Goal of the exercise >> From the entries below, gather every line containing the string "that".
Start of Extracted entries
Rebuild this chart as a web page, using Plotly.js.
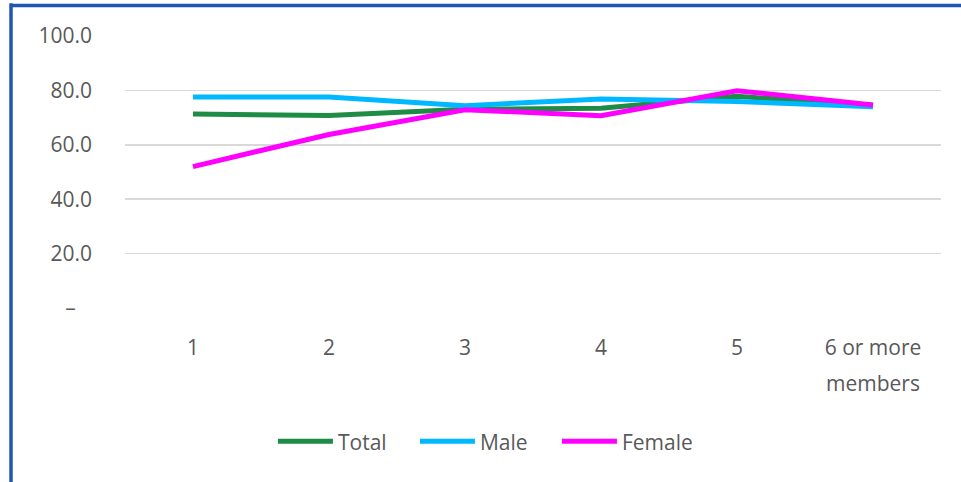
<!DOCTYPE html>
<html>
<head>
<meta charset="utf-8">
<script src="https://cdn.plot.ly/plotly-3.0.1.min.js"></script>
<style>
  html, body { margin: 0; padding: 0; background: #ffffff; }
  #chart { width: 961px; height: 482px; }
</style>
</head>
<body>
<div id="chart"></div>
<script>
// Household size categories (x axis)
const categories = ['1', '2', '3', '4', '5', '6 or more members'];

// Series values (percent)
const totalValues  = [71.3, 70.8, 73.1, 73.4, 77.8, 74.5];
const maleValues   = [77.6, 77.6, 74.4, 76.8, 75.9, 74.0];
const femaleValues = [52.0, 63.8, 72.9, 70.7, 79.9, 74.6];

// Y axis ticks
const yTickValues = [0, 20, 40, 60, 80, 100];
const yTickLabels = ['\u2013\u00a0\u00a0\u00a0', '20.0', '40.0', '60.0', '80.0', '100.0'];

const textColor = '#595959';
const fontFamily = '"Open Sans", "Noto Sans", sans-serif';
const fontSize = 21;

// Long labels: first line goes in the tick label, the rest is set underneath
const tickLines = categories.map(c => {
  const m = c.match(/^(\S+ or more)\s+(.*)$/);
  return m ? [m[1], m[2]] : [c];
});
const xTickText = tickLines.map(l => l[0]);

const annotations = [];
tickLines.forEach((l, i) => {
  if (l.length > 1) {
    annotations.push({
      x: categories[i], xref: 'x',
      y: 0, yref: 'paper', yshift: -59,
      yanchor: 'top', xanchor: 'center',
      text: l.slice(1).join(' '),
      showarrow: false,
      font: { family: fontFamily, size: fontSize, color: textColor }
    });
  }
});

const lineStyle = (color) => ({ color: color, width: 5, shape: 'linear' });

const traces = [
  { name: 'Total',  x: categories, y: totalValues,  type: 'scatter', mode: 'lines', line: lineStyle('#1E8C45') },
  { name: 'Male',   x: categories, y: maleValues,   type: 'scatter', mode: 'lines', line: lineStyle('#00B8FF') },
  { name: 'Female', x: categories, y: femaleValues, type: 'scatter', mode: 'lines', line: lineStyle('#FF00FF') }
];

const layout = {
  width: 961,
  height: 482,
  margin: { l: 125, r: 20, t: 36, b: 174 },
  paper_bgcolor: '#ffffff',
  plot_bgcolor: '#ffffff',
  font: { family: fontFamily, size: fontSize, color: textColor },
  showlegend: true,
  legend: {
    orientation: 'h',
    x: 0.1813, xanchor: 'left',
    y: -0.416, yanchor: 'top',
    itemwidth: 55,
    entrywidth: 72,
    entrywidthmode: 'pixels',
    tracegroupgap: 0,
    font: { family: fontFamily, size: fontSize, color: textColor }
  },
  xaxis: {
    type: 'category',
    tickvals: categories,
    ticktext: xTickText,
    showgrid: false,
    showline: false,
    zeroline: false,
    ticks: '',
    ticklabelstandoff: 25,
    range: [-0.5, categories.length - 0.5],
    fixedrange: true
  },
  yaxis: {
    range: [0, 100],
    tickvals: yTickValues,
    ticktext: yTickLabels,
    showgrid: true,
    gridcolor: '#d9d9d9',
    gridwidth: 1.5,
    zeroline: false,
    showline: false,
    ticks: '',
    ticklabelstandoff: 32,
    fixedrange: true
  },
  annotations: annotations,
  shapes: [
    // blue frame on the left and top edges
    { type: 'line', xref: 'paper', yref: 'paper', x0: -0.1397, x1: -0.1397, y0: 1.12, y1: -0.64,
      line: { color: '#1F55B4', width: 3.5 } },
    { type: 'line', xref: 'paper', yref: 'paper', x0: -0.1397, x1: 1.03, y0: 1.112, y1: 1.112,
      line: { color: '#1F55B4', width: 3.5 } }
  ]
};

Plotly.newPlot('chart', traces, layout, { displayModeBar: false, staticPlot: true });
</script>
</body>
</html>
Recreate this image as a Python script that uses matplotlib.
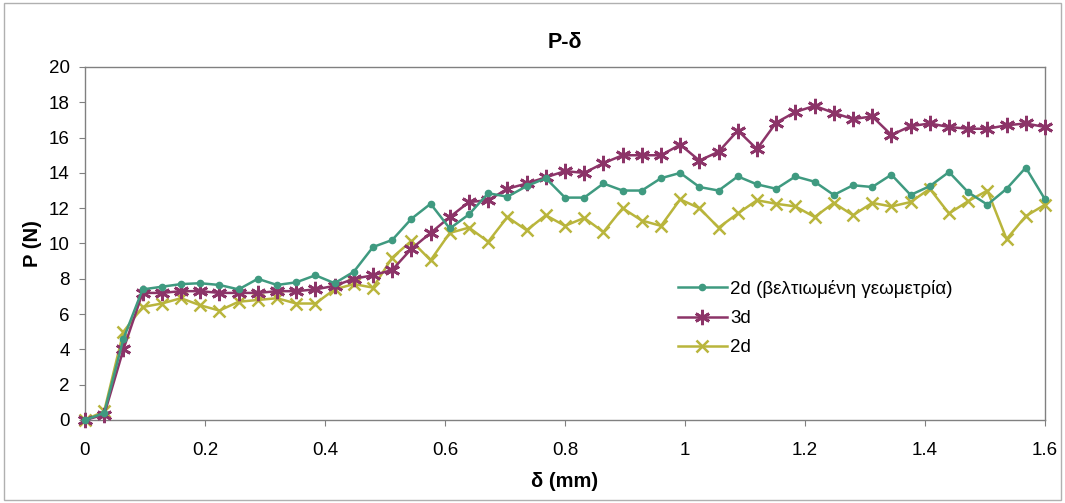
import numpy as np
import matplotlib
matplotlib.use("Agg")
import matplotlib.pyplot as plt
from matplotlib.patches import Rectangle

plt.rcParams['font.family'] = ['Liberation Sans', 'DejaVu Sans']

# x positions (mm)
delta = [round(0.032 * i, 3) for i in range(51)]

p_2d_improved = [0.0, 0.4, 4.6, 7.4, 7.55, 7.7, 7.75, 7.65, 7.4, 8.0,
                 7.65, 7.8, 8.2, 7.75, 8.4, 9.8, 10.2, 11.4, 12.25, 10.85,
                 11.65, 12.85, 12.65, 13.25, 13.7, 12.6, 12.6, 13.4, 13.0, 13.0,
                 13.7, 14.0, 13.2, 13.0, 13.8, 13.35, 13.1, 13.8, 13.5, 12.75,
                 13.3, 13.2, 13.9, 12.75, 13.25, 14.05, 12.9, 12.2, 13.1, 14.3,
                 12.5]

p_3d = [0.0, 0.3, 4.0, 7.2, 7.2, 7.3, 7.3, 7.2, 7.2, 7.2,
        7.3, 7.3, 7.4, 7.6, 8.0, 8.2, 8.5, 9.7, 10.6, 11.5,
        12.35, 12.45, 13.1, 13.4, 13.75, 14.1, 14.0, 14.55, 15.0, 15.0,
        15.0, 15.6, 14.7, 15.2, 16.4, 15.35, 16.85, 17.45, 17.8, 17.4,
        17.05, 17.2, 16.15, 16.65, 16.8, 16.6, 16.5, 16.5, 16.7, 16.8,
        16.6]

p_2d = [0.0, 0.5, 5.0, 6.4, 6.6, 6.9, 6.5, 6.2, 6.7, 6.8,
        6.9, 6.6, 6.6, 7.4, 7.7, 7.5, 9.2, 10.15, 9.05, 10.6,
        10.9, 10.1, 11.5, 10.75, 11.6, 11.0, 11.45, 10.65, 12.0, 11.3,
        11.0, 12.5, 12.0, 10.9, 11.7, 12.45, 12.25, 12.1, 11.5, 12.3,
        11.6, 12.3, 12.1, 12.35, 13.1, 11.7, 12.4, 13.0, 10.25, 11.55,
        12.2]

labels = ["2d (βελτιωμένη γεωμετρία)", "3d", "2d"]
xticks = [0, 0.2, 0.4, 0.6, 0.8, 1, 1.2, 1.4, 1.6]
xticklabels = ["0", "0.2", "0.4", "0.6", "0.8", "1", "1.2", "1.4", "1.6"]
yticks = list(range(0, 21, 2))

c_green = "#3f9a80"
c_purple = "#8c3468"
c_yellow = "#b9b53c"

fig = plt.figure(figsize=(10.65, 5.03), dpi=100)
fig.patch.set_facecolor("white")
fig.add_artist(Rectangle((0.004, 0.006), 0.992, 0.988, transform=fig.transFigure,
                         fill=False, edgecolor="#b0b0b0", linewidth=1.0))

ax = fig.add_axes([85 / 1065, 1 - 420 / 503, 960 / 1065, 353 / 503])

ax.plot(delta, p_2d, color=c_yellow, lw=1.8, marker="x", ms=9, mew=1.8,
        label=labels[2], zorder=3, clip_on=False)
ax.plot(delta, p_3d, color=c_purple, lw=1.8, marker=(6, 2, 0), ms=11, mew=2.0,
        label=labels[1], zorder=4, clip_on=False)
ax.plot(delta, p_2d_improved, color=c_green, lw=1.8, marker="o", ms=4.5,
        label=labels[0], zorder=5, clip_on=False)

ax.set_xlim(0, 1.6)
ax.set_ylim(0, 20)
ax.set_xticks(xticks)
ax.set_xticklabels(xticklabels)
ax.set_yticks(yticks)

for s in ax.spines.values():
    s.set_color("#808080")
    s.set_linewidth(1.0)

ax.tick_params(axis="both", labelsize=13.5, colors="#808080", length=4,
               direction="out", labelcolor="black")
ax.tick_params(axis="x", pad=12)
ax.tick_params(axis="y", pad=7)

ax.set_title("P-δ", fontsize=15.5, fontweight="bold", pad=14)
ax.set_xlabel("δ (mm)", fontsize=14.5, fontweight="bold", labelpad=9)
ax.set_ylabel("P (N)", fontsize=14.5, fontweight="bold", labelpad=5)

h, l = ax.get_legend_handles_labels()
order = [2, 1, 0]
ax.legend([h[i] for i in order], [l[i] for i in order], loc="upper left",
          bbox_to_anchor=(0.6, 0.445), frameon=False, fontsize=13.5,
          handlelength=2.6, handletextpad=0.2, labelspacing=0.65)

fig.savefig("out.png", dpi=100)
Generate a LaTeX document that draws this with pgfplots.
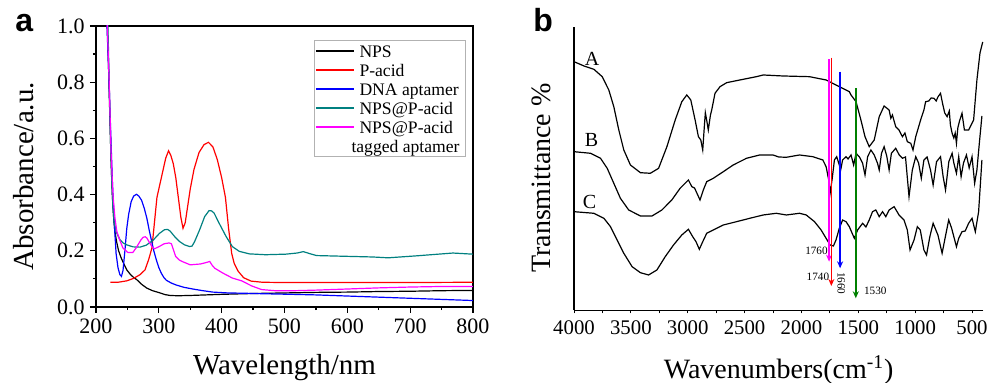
\documentclass[border=0pt]{standalone}
\usepackage{fontspec}
\setmainfont{Liberation Serif}
\newfontfamily\sansf{Liberation Sans}
\usepackage{pgfplots}
\pgfplotsset{compat=1.18}
\usetikzlibrary{arrows.meta}
\pgfplotsset{/pgf/number format/assume math mode=true}
\definecolor{tealc}{RGB}{0,128,128}
\definecolor{greenc}{RGB}{0,128,0}
\definecolor{magc}{RGB}{255,0,255}
\definecolor{redc}{RGB}{255,0,0}
\definecolor{bluec}{RGB}{0,0,255}
\newcommand\ls{\rule[-2.5pt]{0pt}{10.5pt}}
\newcommand\lsl{\rule[-1.8pt]{0pt}{9.8pt}}
\begin{document}
\begin{tikzpicture}
\useasboundingbox (0,0) rectangle (495.5pt,191.5pt);
\node[anchor=base west,inner sep=0pt] at (7.5pt,175.5pt) {\fontsize{16}{16}\selectfont\sansf\bfseries a};
\node[anchor=base west,inner sep=0pt] at (266.5pt,175.5pt) {\fontsize{16}{16}\selectfont\sansf\bfseries b};
% ---------------- panel a
\begin{axis}[
  at={(48pt,38pt)}, anchor=south west,
  scale only axis, width=188.5pt, height=140.5pt,
  xmin=200, xmax=800, ymin=0, ymax=1.0,
  xtick={200,300,...,800}, ytick={0,0.2,...,1.0},
  minor tick num=1,
  xtick pos=left, ytick pos=left, tick align=outside,
  major tick length=3pt, minor tick length=1.6pt,
  axis line style={line width=0.7pt},
  every tick/.style={black,line width=0.6pt},
  ticklabel style={font=\fontsize{11}{12}\selectfont, inner sep=2.5pt},
  yticklabel style={/pgf/number format/fixed,/pgf/number format/fixed zerofill,/pgf/number format/precision=1},
  xlabel={Wavelength/nm}, ylabel={Absorbance/a.u.},
  xlabel style={at={(axis description cs:0.5,-0.242)}, anchor=base, inner sep=0pt, font=\fontsize{14.5}{16}\selectfont},
  ylabel style={at={(axis description cs:-0.1655,0.465)}, anchor=base, inner sep=0pt, font=\fontsize{14.5}{16}\selectfont},
  legend cell align=left,
  legend image code/.code={\draw[#1,line width=0.6pt] (0pt,0pt) -- (19pt,0pt);},
  legend style={at={(0.578,0.950)}, anchor=north west, draw=gray!60, line width=0.4pt, fill=white,
    inner xsep=0.5pt, inner ysep=0.5pt, row sep=0pt,
    font=\fontsize{8.8}{10.5}\selectfont,
    nodes={inner xsep=2.5pt, inner ysep=0pt}},
  every axis plot/.append style={line width=0.6pt},
]
\addplot[black] coordinates {
(216,1.10)(218,1.0)(220,0.85)(222,0.68)(224,0.52)(226,0.40)(228,0.32)(230,0.27)(233,0.23)(236,0.20)
(240,0.175)(245,0.15)(249,0.132)(255,0.115)(260,0.105)(265,0.097)(273,0.08)(281,0.067)(290,0.058)
(302,0.05)(310,0.044)(318,0.041)(330,0.040)(350,0.041)(400,0.045)(450,0.048)(500,0.050)(550,0.052)
(600,0.053)(650,0.055)(700,0.056)(750,0.058)(800,0.059)};
\addlegendentry{\ls NPS}
\addplot[redc] coordinates {
(223,0.088)(235,0.088)(249,0.093)(260,0.102)(270,0.115)(278,0.132)(284,0.17)(289,0.21)(293,0.30)
(297,0.39)(301,0.43)(306,0.48)(311,0.53)(315.5,0.556)(319,0.54)(323,0.51)(327,0.46)(331,0.39)
(335,0.32)(338.5,0.28)(342,0.30)(346,0.36)(350,0.42)(356,0.49)(364,0.55)(372,0.578)(379,0.586)
(386,0.57)(393,0.525)(400,0.46)(406,0.39)(411,0.28)(416,0.19)(420,0.155)(426,0.128)(435,0.104)
(447,0.092)(465,0.088)(500,0.087)(600,0.087)(700,0.087)(800,0.088)};
\addlegendentry{\ls P-acid}
\addplot[bluec] coordinates {
(215,1.10)(217.5,1.00)(220,0.85)(223,0.65)(226,0.45)(229,0.30)(232,0.19)(235,0.14)(238,0.115)
(240.5,0.109)(243,0.13)(246,0.2)(249,0.28)(252,0.33)(256,0.375)(260,0.395)(264.5,0.401)(268,0.395)
(272.5,0.38)(277,0.35)(281,0.315)(285,0.27)(288.5,0.235)(292,0.2)(296,0.168)(300,0.14)(304,0.12)
(308,0.105)(312,0.095)(320,0.085)(328,0.078)(340,0.07)(354,0.064)(370,0.058)(386,0.053)(410,0.05)
(433,0.049)(470,0.047)(512,0.045)(550,0.043)(600,0.039)(650,0.035)(700,0.031)(750,0.027)(800,0.023)};
\addlegendentry{\ls DNA aptamer}
\addplot[tealc] coordinates {
(216,1.10)(219,1.0)(221,0.80)(223,0.60)(225,0.45)(227,0.35)(229,0.30)(233,0.263)(238,0.24)(243,0.228)
(249,0.221)(259,0.214)(270,0.213)(280,0.22)(291,0.238)(301,0.262)(309,0.275)(314,0.276)(318,0.27)
(325,0.251)(333,0.233)(341,0.221)(349,0.215)(353,0.217)(357,0.233)(365,0.275)(373,0.322)(380,0.343)
(384,0.342)(388,0.334)(396,0.298)(407,0.251)(417,0.215)(428,0.198)(444,0.189)(470,0.186)(502,0.188)
(520,0.192)(530,0.197)(540,0.19)(551,0.183)(604,0.18)(640,0.178)(665,0.175)(710,0.182)(768,0.192)(800,0.188)};
\addlegendentry{\ls NPS@P-acid}
\addplot[magc] coordinates {
(215,1.10)(218,1.0)(221,0.80)(224,0.55)(227,0.40)(230,0.32)(233,0.27)(237.5,0.24)(242.8,0.21)
(250.7,0.194)(258.6,0.194)(263.8,0.21)(271.6,0.239)(275,0.248)(278.4,0.25)(281,0.245)(285,0.23)
(289,0.215)(293,0.207)(300.5,0.215)(308.4,0.225)(316.4,0.228)(320,0.225)(323,0.205)(326.8,0.18)
(332,0.168)(337,0.162)(350,0.15)(366,0.153)(375,0.158)(381,0.162)(385,0.148)(389,0.138)(401.6,0.121)
(417,0.103)(432,0.093)(447.7,0.075)(463.5,0.062)(484.7,0.058)(516,0.058)(550,0.06)(600,0.064)
(650,0.068)(700,0.071)(750,0.073)(800,0.073)};
\addlegendentry{\ls NPS@P-acid}
\addlegendimage{empty legend}
\addlegendentry{\hspace*{-4pt}\lsl tagged aptamer}
\end{axis}
% ---------------- panel b
\begin{axis}[
  at={(287pt,36.25pt)}, anchor=south west,
  scale only axis, width=204.7pt, height=141.75pt,
  x dir=reverse, xmin=400, xmax=4000, ymin=72.5, ymax=356,
  xtick={500,1000,...,4000}, ytick=\empty, minor x tick num=1,
  axis x line*=bottom, axis y line*=left,
  tick align=outside, major tick length=1.5pt, minor tick length=1.5pt,
  axis line style={line width=0.6pt},
  every tick/.style={black,line width=0.5pt},
  xticklabel style={font=\fontsize{10.4}{12}\selectfont, /pgf/number format/1000 sep={}},
  xlabel={Wavenumbers(cm\textsuperscript{-1})}, ylabel={Transmittance \%},
  xlabel style={at={(axis description cs:0.5,-0.241)}, anchor=base, inner sep=0pt, font=\fontsize{14}{16}\selectfont},
  ylabel style={at={(axis description cs:-0.057,0.467)}, anchor=base, inner sep=0pt, font=\fontsize{14}{16}\selectfont},
  every axis plot/.append style={line width=0.6pt},
]
\addplot[black] coordinates {
(4000,321.3)(3912,317)(3825,313.7)(3752,306.3)(3694,293)(3650,276.3)(3606,253)(3562,233)(3504,218)
(3416,210.3)(3329,209.7)(3256,214.7)(3183,236.3)(3110,263)(3052,281.3)(3008,288)(2973,283)(2935,263)
(2906,246.3)(2885,243)(2868,233)(2854,256.3)(2845,270.3)(2832,262)(2819,253)(2800,268)(2789,273)
(2760,289.7)(2716,296.3)(2658,300.3)(2542,303)(2396,306.3)(2337,308)(2162,307)(1929,306.3)(1783,303)
(1667,296.3)(1579,291.3)(1564,288)(1520,281.3)(1477,263)(1441,246.3)(1404,236.3)(1360,243)(1316,266.3)
(1273,277)(1240,274)(1229,273)(1214,264.7)(1200,268)(1171,256.3)(1142,253)(1125,249)(1112,246.3)
(1090,250)(1069,241.3)(1039,239.7)(1019,233)(995,246.3)(952,263)(923,273)(908,281.3)(880,282)(860,285)
(835,284.7)(815,282)(800,286)(777,289.7)(760,280)(740,270)(719,266.3)(700,272)(690,258)(675,249.7)
(660,245)(648,250)(637,239.7)(625,255)(610,262)(588,269.7)(567,253)(530,253)(486,263)(457,303)
(430,330)(406,341)};
\addplot[black] coordinates {
(4000,231.3)(3854,229.7)(3767,224.7)(3708,214.7)(3650,199.7)(3592,184.7)(3519,173)(3416,167)(3314,167)
(3227,173)(3140,183)(3067,194.7)(2994,203)(2964,196.3)(2940,195)(2892,183)(2863,193)(2833,201.3)
(2775,204.7)(2687,211.3)(2600,218)(2483,224.7)(2367,228)(2250,228)(2200,226)(2133,225.7)(2017,228)
(1900,226.3)(1812,223)(1783,216.3)(1760,203)(1748,189.7)(1731,203)(1710,223)(1690,226.3)(1667,218)
(1655,213)(1638,223)(1608,226.3)(1590,224)(1564,228)(1541,218)(1520,229.7)(1490,226)(1462,219.7)
(1441,208)(1418,226.3)(1389,233)(1360,228)(1331,219.7)(1316,213)(1296,229.7)(1273,236.3)(1250,227)
(1229,213)(1209,229.7)(1171,234.7)(1140,228)(1112,224.7)(1085,226)(1054,186.3)(1025,213)(995,226.3)
(970,220)(946,204.7)(923,223)(895,226)(865,213)(842,198)(812,221.3)(777,226.3)(754,206.3)(733,193)
(704,221.3)(675,229.7)(660,220)(637,209.7)(617,226.3)(596,206.3)(575,220)(549,228)(525,215)(500,226.3)
(477,199.7)(457,213)(433,243)(413,267)};
\addplot[black] coordinates {
(4000,171.3)(3825,169.7)(3737,164.7)(3679,156.3)(3621,143)(3562,129.7)(3489,116.3)(3416,110.3)
(3344,108)(3271,113)(3198,126.3)(3125,138)(3052,148)(2994,153.7)(2956,146.3)(2927,141.3)(2898,133.7)
(2868,141.3)(2833,149.7)(2775,153)(2687,158)(2571,161.3)(2454,164.7)(2337,168)(2221,169.7)(2133,168)
(2017,169.7)(1958,168)(1885,161.3)(1827,153)(1783,144.7)(1748,138)(1719,137)(1696,143)(1667,154.7)
(1638,163)(1608,161.3)(1579,156.3)(1535,144.7)(1506,153)(1462,159.7)(1433,156)(1404,163)(1375,171.3)
(1346,173)(1316,166.3)(1287,171.3)(1258,166.3)(1229,173)(1185,176.3)(1142,168)(1098,163)(1069,153)
(1045,133)(1010,143)(981,156.3)(955,153)(923,133)(900,128)(871,146.3)(842,159.7)(800,148)(763,129.7)
(735,146)(705,163)(680,155)(637,136.3)(617,144.7)(588,151.3)(560,152)(530,159.7)(500,164.7)(471,151.3)
(442,171.3)(413,223)};
\addplot[magc, line width=0.7pt, -{Stealth[length=3.5pt,width=3pt]}] coordinates {(1757,323.7)(1757,121.3)};
\addplot[redc, line width=0.8pt, -{Stealth[length=3.5pt,width=3pt]}] coordinates {(1737,325.3)(1737,97)};
\addplot[bluec, line width=0.7pt, -{Stealth[length=3.5pt,width=3pt]}] coordinates {(1660,311.3)(1660,114.7)};
\addplot[greenc, line width=0.7pt, -{Stealth[length=3.5pt,width=3pt]}] coordinates {(1522,294.7)(1522,84.7)};
\node[font=\fontsize{10}{11}\selectfont, inner sep=0pt] at (axis cs:3841,324.5) {A};
\node[font=\fontsize{10}{11}\selectfont, inner sep=0pt] at (axis cs:3845,243) {B};
\node[font=\fontsize{10}{11}\selectfont, inner sep=0pt] at (axis cs:3863,181.3) {C};
\node[font=\fontsize{5.6}{6}\selectfont, inner sep=0pt] at (axis cs:1868,132.3) {1760};
\node[font=\fontsize{5.6}{6}\selectfont, inner sep=0pt] at (axis cs:1855,105.7) {1740};
\node[font=\fontsize{5.6}{6}\selectfont, inner sep=0pt, rotate=-90] at (axis cs:1650,99.7) {1660};
\node[font=\fontsize{5.6}{6}\selectfont, inner sep=0pt] at (axis cs:1351,92) {1530};
\end{axis}
\end{tikzpicture}
\end{document}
End of Extracted entries
Result for this exercise >>
Recreate this image as a Python script that uses matplotlib.
Generate a LaTeX document that draws this with pgfplots.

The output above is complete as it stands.